La ribellione delle casalinghe disperate
Titolo ingannevole, sia nella versione originale che in quella italiana, questo di Bad Moms – Mamme molto cattive. Poiché in effetti trattasi di commedia mediamente divertente di tipo omogeneizzato, di quelle che gli americani sfornano in straordinaria souplesse; e dove non solo non si ritrova quasi assolutamente traccia di politicamente scorretto, ma pure i personaggi che meriterebbero qualche sana scudisciata nel didietro finiscono con il redimersi tra gli applausi di un pubblico che gradisce assai più la “carineria” di un prodotto senza obiettivi di ambizione alcuna che la satira malandrina ad una società in cui il ruolo della donna – anche negli Stati Uniti, presunta avanguardia di progresso – è ancora ben lontano da una completa emancipazione.
Decida il pubblico allora quanto sia credibile il sexy scricciolo Mila Kunis nella parte di Amy Mitchell, classica casalinga disperata con marito fedifrago (brillante la sequenza in cui viene scoperto dalla moglie a masturbarsi via chat con una ragazza dell’est Europa “frequentata” da mesi e mesi), due figli adolescenti in piena crisi di crescita e un lavoro in una società produttrice di caffè in cui è l’unica con la testa ben fissata sulle spalle. Molto meglio andiamo con la sboccatissima Carla interpretata dalla brava Kathryn Hahn (ruolo di rilievo nella splendida serie tv Transparent, tra le altre cose), autentica mina vagante tra le mamme ancor giovani di una scuola media-liceo dove fa il bello ed il cattivo tempo la ricchissima e potentissima Gwendolyn (Christina Applegate), presidentessa del comitato genitori. A contrastare tale abuso di potere si ergono appunto Amy e Carla, con la preziosa aggiunta di Kiki (Kristen Bell), genitrice alle prese con ben quattro pargoli di età variabile tra i dieci e gli zero anni.

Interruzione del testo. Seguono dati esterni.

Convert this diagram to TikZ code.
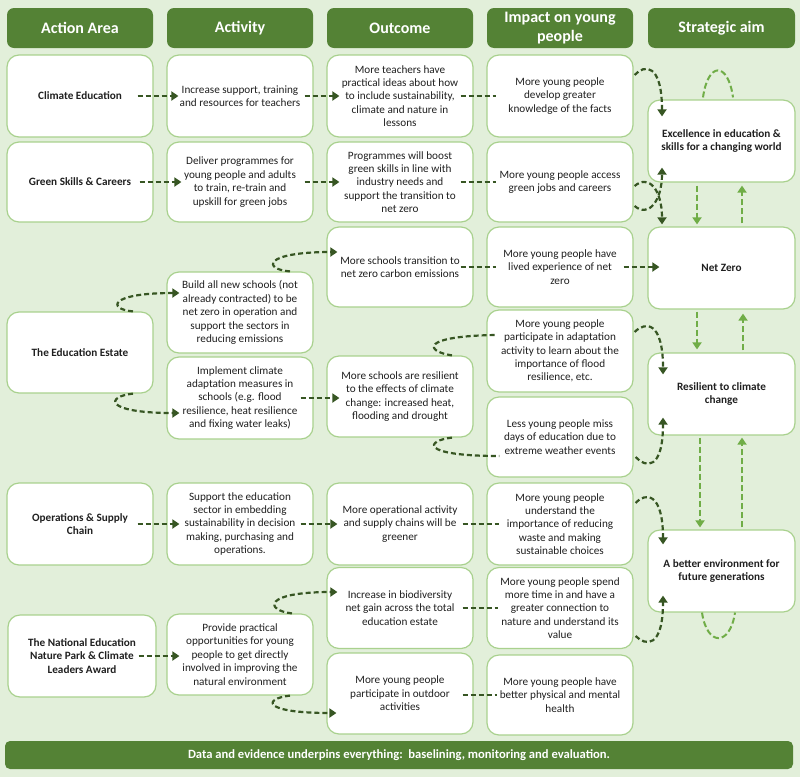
\documentclass[tikz,border=0pt]{standalone}
\usepackage{fontspec}
\setmainfont{Carlito}
\usetikzlibrary{arrows.meta,calc}
\definecolor{bg}{HTML}{E2EFDA}
\definecolor{hdr}{HTML}{548235}
\definecolor{bord}{HTML}{A9D18E}
\definecolor{darr}{HTML}{375623}
\definecolor{larr}{HTML}{70AD47}
\definecolor{txt}{HTML}{202020}
\tikzset{
 hdrbox/.style={fill=hdr, draw=none, rounded corners=7pt, minimum width=146pt, minimum height=40pt, text=white, font=\fontsize{16}{18.5}\selectfont\bfseries, align=center, inner sep=0pt},
 box/.style={fill=white, draw=bord, line width=1.2pt, rounded corners=12pt, minimum width=146pt, minimum height=82pt, text=txt, font=\fontsize{11.2}{13.4}\selectfont, align=center, inner sep=0pt},
 bbox/.style={box, font=\fontsize{11.2}{13.4}\selectfont\bfseries},
 banner/.style={fill=hdr, draw=none, rounded corners=5pt, minimum width=788pt, minimum height=28pt, text=white, font=\fontsize{12.6}{14}\selectfont\bfseries, inner sep=0pt},
 darrow/.style={draw=darr, line width=2.2pt, dash pattern=on 5pt off 3pt, -{Triangle[length=7pt,width=9pt]}},
 dline/.style={draw=darr, line width=2.2pt, dash pattern=on 5pt off 3pt},
 larrow/.style={draw=larr, line width=2pt, dash pattern=on 6pt off 3pt, -{Triangle[length=7pt,width=9pt]}},
 lline/.style={draw=larr, line width=2pt, dash pattern=on 6pt off 3pt},
}
\begin{document}
\begin{tikzpicture}[x=1pt,y=-1pt]
\useasboundingbox (0,0) rectangle (800,777);
\fill[bg] (0,0) rectangle (800,777);
% headers
\node[hdrbox] (h1) at (80,28) {Action Area};
\node[hdrbox] (h2) at (240,28) {Activity};
\node[hdrbox] (h3) at (400,28) {Outcome};
\node[hdrbox] (h4) at (560,28) {Impact on young\\people};
\node[hdrbox, minimum width=147pt] (h5) at (721.5,28) {Strategic aim};
% row 1
\node[bbox] (ce) at (80,96) {Climate Education};
\node[box] (a1) at (240,96) {Increase support, training\\and resources for teachers};
\node[box] (o1) at (400,96) {More teachers have\\practical ideas about how\\to include sustainability,\\climate and nature in\\lessons};
\node[box] (i1) at (560,96) {More young people\\develop greater\\knowledge of the facts};
% row 2
\node[bbox, minimum height=80pt] (gs) at (80,182) {Green Skills \& Careers};
\node[box, minimum height=80pt] (a2) at (240,182) {Deliver programmes for\\young people and adults\\to train, re-train and\\upskill for green jobs};
\node[box, minimum height=80pt] (o2) at (400,182) {Programmes will boost\\green skills in line with\\industry needs and\\support the transition to\\net zero};
\node[box, minimum height=80pt] (i2) at (560,182) {More young people access\\green jobs and careers};
% education estate
\node[box, minimum height=80pt] (o3) at (400,267) {More schools transition to\\net zero carbon emissions};
\node[box, minimum height=80pt] (i3) at (560,267) {More young people have\\lived experience of net\\zero};
\node[box, minimum height=81pt] (b) at (240,312.5) {Build all new schools (not\\already contracted) to be\\net zero in operation and\\support the sectors in\\reducing emissions};
\node[bbox, minimum height=81pt] (ee) at (80,352.5) {The Education Estate};
\node[box] (im) at (240,398) {Implement climate\\adaptation measures in\\schools (e.g. flood\\resilience, heat resilience\\and fixing water leaks)};
\node[box, minimum height=81pt] (o4) at (400,396.5) {More schools are resilient\\to the effects of climate\\change: increased heat,\\flooding and drought};
\node[box] (i4) at (560,351) {More young people\\participate in adaptation\\activity to learn about the\\importance of flood\\resilience, etc.};
\node[box, minimum height=80pt] (i5) at (560,437) {Less young people miss\\days of education due to\\extreme weather events};
% strategic aims
\node[bbox, minimum width=147pt] (exc) at (721.5,141) {Excellence in education \&\\skills for a changing world};
\node[bbox, minimum width=147pt] (nz) at (721.5,268) {Net Zero};
\node[bbox, minimum width=147pt] (res) at (721.5,394) {Resilient to climate\\change};
\node[bbox, minimum width=147pt] (env) at (721.5,571) {A better environment for\\future generations};
% operations
\node[bbox] (ops) at (80,524) {Operations \& Supply\\Chain};
\node[box] (a6) at (240,524) {Support the education\\sector in embedding\\sustainability in decision\\making, purchasing and\\operations.};
\node[box] (o6) at (400,524) {More operational activity\\and supply chains will be\\greener};
\node[box] (i6) at (560,524) {More young people\\understand the\\importance of reducing\\waste and making\\sustainable choices};
% nature park
\node[box, minimum height=81pt] (o7) at (400,608) {Increase in biodiversity\\net gain across the total\\education estate};
\node[box, minimum height=81pt] (i7) at (560,608) {More young people spend\\more time in and have a\\greater connection to\\nature and understand its\\value};
\node[bbox, minimum width=148pt] (nat) at (82,656) {The National Education\\Nature Park \& Climate\\Leaders Award};
\node[box, minimum height=81pt] (a8) at (240,654.5) {Provide practical\\opportunities for young\\people to get directly\\involved in improving the\\natural environment};
\node[box, minimum height=81pt] (o8) at (400,693.5) {More young people\\participate in outdoor\\activities};
\node[box, minimum height=80pt] (i8) at (560,695) {More young people have\\better physical and mental\\health};
% banner
\node[banner] (ban) at (399,755) {Data and evidence underpins everything:\ \ baselining, monitoring and evaluation.};
% ---- dark connectors ----
\draw[darrow] ($(ce.east)+(-16,0)$) -- ($(a1.west)+(12,0)$);
\draw[darrow] ($(a1.east)+(-9,0)$) -- ($(o1.west)+(13,0)$);
\draw[dline] ($(o1.east)+(-13,0)$) -- ($(i1.west)+(10,0)$);
\draw[darrow] ($(i1.east)+(1,-21)$) .. controls +(10,-11) and +(0,-53) .. ($(exc.north)+(-59.5,17)$);
\draw[darrow] ($(gs.east)+(-14,0)$) -- ($(a2.west)+(15,0)$);
\draw[darrow] ($(a2.east)+(-9,0)$) -- ($(o2.west)+(13,0)$);
\draw[dline] ($(o2.east)+(-13,0)$) -- ($(i2.west)+(10,0)$);
\draw[darrow] ($(i2.east)+(1,4)$) .. controls +(14,-12) and +(0,-35) .. ($(nz.north)+(-59.5,-2)$);
\draw[darrow] ($(i2.east)+(1,24)$) .. controls +(14,12) and +(0,33) .. ($(exc.south)+(-59.5,-15)$);
\draw[dline] ($(o3.east)+(-13,0)$) -- ($(i3.west)+(10,0)$);
\draw[darrow] ($(i3.east)+(-10,0)$) -- ($(i3.east -| nz.west)+(12,0)$);
\draw[darrow] ($(ee.north)+(53,0)$) .. controls +(-25,-2) and +(-72,0) .. ($(b.west)+(13,-19.5)$);
\draw[darrow] ($(b.north)+(50,0)$) .. controls +(-27,-2) and +(-75,0) .. ($(o3.west)+(11,-15)$);
\draw[darrow] ($(ee.south)+(53,0)$) .. controls +(-28,3) and +(-75,0) .. ($(im.west)+(13,15)$);
\draw[darrow] ($(im.east)+(-13,0)$) -- ($(im.east -| o4.west)+(13,0)$);
\draw[dline] ($(o4.north)+(52,0)$) .. controls +(-27,-4) and +(-77,1) .. ($(i4.west)+(10,-16)$);
\draw[dline] ($(o4.south)+(52,0)$) .. controls +(-27,3) and +(-80,0) .. ($(i5.west)+(13,19)$);
\draw[darrow] ($(i4.east)+(1,-19)$) .. controls +(11,-11) and +(0,-53) .. ($(res.north)+(-58.5,22)$);
\draw[darrow] ($(i5.east)+(2,20)$) .. controls +(10,11) and +(0,53) .. ($(res.south)+(-58.5,-18)$);
\draw[darrow] ($(ops.east)+(-16,0)$) -- ($(a6.west)+(13,0)$);
\draw[darrow] ($(a6.east)+(-13,0)$) -- ($(o6.west)+(11,0)$);
\draw[dline] ($(o6.east)+(-11,0)$) -- ($(i6.west)+(13,0)$);
\draw[darrow] ($(i6.east)+(2,-21)$) .. controls +(10,-11) and +(0,-52) .. ($(env.north)+(-58.5,15)$);
\draw[darrow] ($(a8.north)+(52,0)$) .. controls +(-27,-3) and +(-75,0) .. ($(o7.west)+(11,-16)$);
\draw[darrow] ($(nat.east)+(-18,0)$) -- ($(nat.east -| a8.west)+(13,0)$);
\draw[darrow] ($(a8.south)+(50,0)$) .. controls +(-27,3) and +(-75,0) .. ($(o8.west)+(10,19.5)$);
\draw[dline] ($(o7.east)+(-11,0)$) -- ($(i7.west)+(12,0)$);
\draw[dline] ($(i8.west -| o8.east)+(-11,0)$) -- ($(i8.west)+(11,0)$);
\draw[darrow] ($(i7.east)+(2,28)$) .. controls +(10,10) and +(0,53) .. ($(env.south)+(-58.5,-17)$);
% ---- light connectors ----
\draw[lline] ($(exc.north)+(-18.5,-2)$) .. controls +(5,-36) and +(-5,-36) .. ($(exc.north)+(11.5,-2)$);
\draw[lline] ($(env.south)+(-19.5,0)$) .. controls +(5,34) and +(-5,34) .. ($(env.south)+(13.5,0)$);
\draw[larrow] ($(exc.south)+(-24.5,3)$) -- ($(nz.north)+(-24.5,-2)$);
\draw[larrow] ($(nz.north)+(20.5,-3)$) -- ($(exc.south)+(20.5,3)$);
\draw[larrow] ($(nz.south)+(-24.5,2)$) -- ($(res.north)+(-24.5,-3)$);
\draw[larrow] ($(res.north)+(21.5,-2)$) -- ($(nz.south)+(21.5,4)$);
\draw[larrow] ($(res.south)+(-21.5,2)$) -- ($(env.north)+(-21.5,-2)$);
\draw[larrow] ($(env.north)+(20.5,-2)$) -- ($(res.south)+(20.5,2)$);
\end{tikzpicture}
\end{document}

Bad Moms, lo avrete capito, è la classica commedia smaliziata costruita con il preciso obiettivo di piacere a quanti più spettatori possibili, senza distinzione di sesso o età. I registi Jon Lucas e Scott Moore (sono gli sceneggiatori di tutti e tre i capitoli della saga di Una notte da leoni sin qui girati) risultano sin troppo abili nella costruzione narrativa di una commedia perfettamente standardizzata, con moderati picchi comici e qualche spruzzata di momenti di empatica partecipazione femminile alle disavventure del personaggio principale. Chi covava segretamente la speranza di assistere a qualcosa di vagamente oltraggioso nello stile di uno John Landis degli esordi rimarrà amaramente deluso; coloro invece, specialmente tra le donne che vivono con giustificata apprensione la condizione di mamma, troveranno la giustificazione “pedagogica” ai loro possibili errori in fase educativa. Accade quando la volitiva Amy rivendica il sacrosanto diritto di crescere ed imparare come genitrici, parallelamente ai propri pargoli. Bella e condivisibile teoria, la quale purtroppo affonda nella melassa di un finale che prevede un’inopinata conversione ad U anche da parte dell’antagonista Gwendolyn, in tutta evidenza cattiva in prevedibile astinenza da redenzione. Perché film del genere non possono prevedere, per loro natura congenita, messaggi che contemplino in se stessi quella pericolosa parolina chiamata ambiguità: la vita può essere anche dura, ma lo sfondo deve essere forzatamente tinto di rosa. Chissà se le donne italiane troveranno quest’istanza – peraltro perfettamente in linea con la campagna per la fertilità così fortemente auspicata dalla ministra renziana Beatrice Lorenzin – tanto condivisibile da applaudire felici ad un film che comunque suggella in qualche modo la loro indiscutibile superiorità in parecchi ambiti. Da appartenenti al nuovo sesso debole, come da chiara illustrazione della morale contenuta nel film, più di qualche dubbio sembra quasi obbligatorio nutrirlo, a fare un po’ da contraltare alle granitiche certezze – in fondo assai “conservatrici” seppur mascherate da gioiosa anarchia – propugnate da lungometraggi tipo Bad Moms – Mamme molto cattive.